Kepler-421b

Discovery
- Discovery site: Kepler telescope
- Discovery date: 2014
- Detection method: Transit

Orbital characteristics
- Semi-major axis: 1.219 AU (182,400,000 km)
- Orbital period (sidereal): 704.1984 d
- Inclination: 89.965
- Star: Kepler-421

Physical characteristics
- Mean radius: 4.16 R_{🜨}
- Mass: 16.1 M_{🜨}

= Kepler-421b =

Extrasolar planet

Kepler-421b is an exoplanet that, as of July 2014, has the longest known year of any transiting planet (704 days), although not as long as the planets that have been directly imaged, or many of the planets found by the radial-velocity method, or as long as some transiting planet candidates which are listed as planets in the Extrasolar Planets Encyclopaedia (KIC 5010054 b etc.). It is the first transiting-planet found near the snow-line.

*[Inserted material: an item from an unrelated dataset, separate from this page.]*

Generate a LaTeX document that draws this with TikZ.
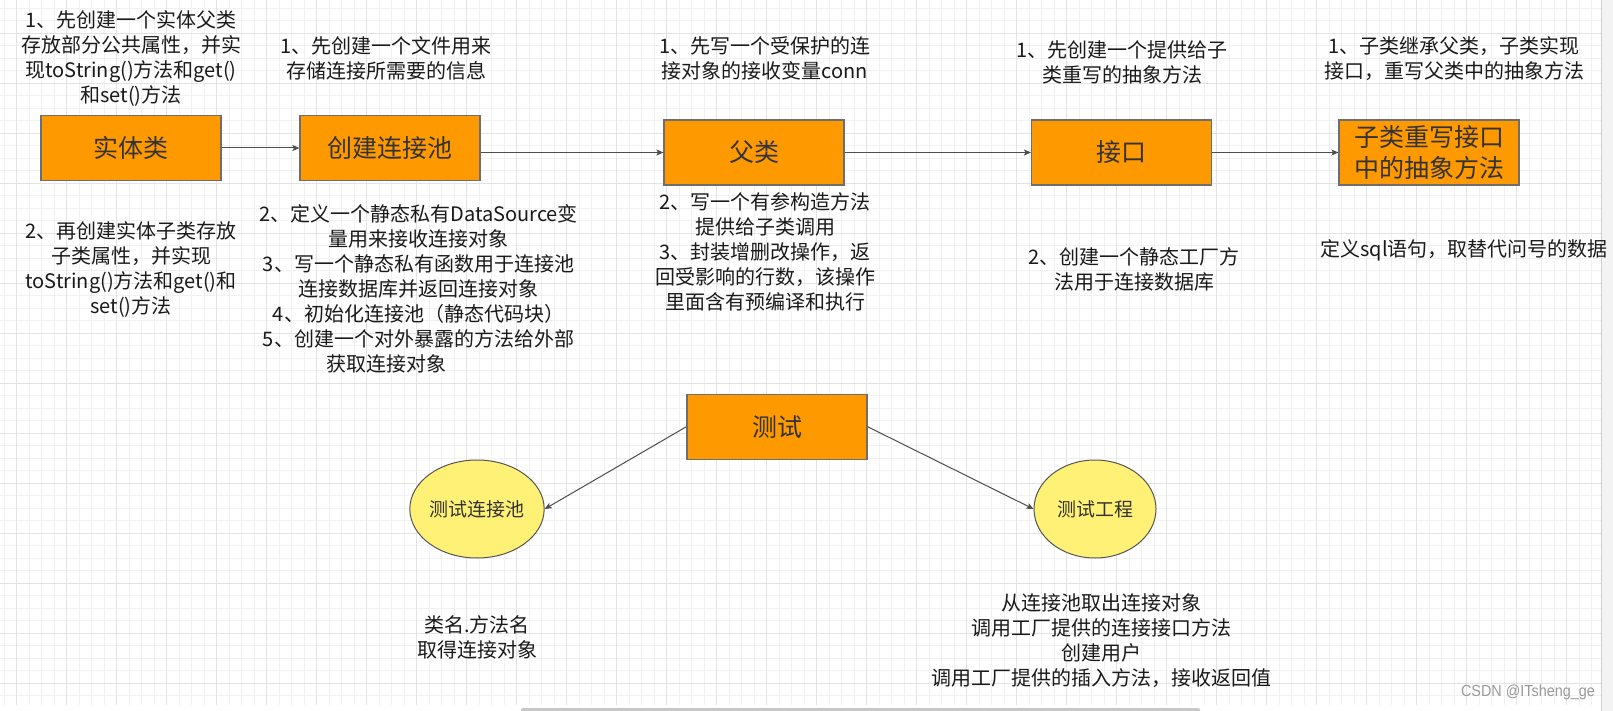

Normally, at least three transits are required to confirm a planet. Due to very high signal to noise ratio, only two transits were sufficient to validate Kepler-421b to be a real planet without additional confirmation methods.

Kepler-421b is slightly larger than Uranus, and having a mass 16.1 times that of Earth, typical of an ice giant.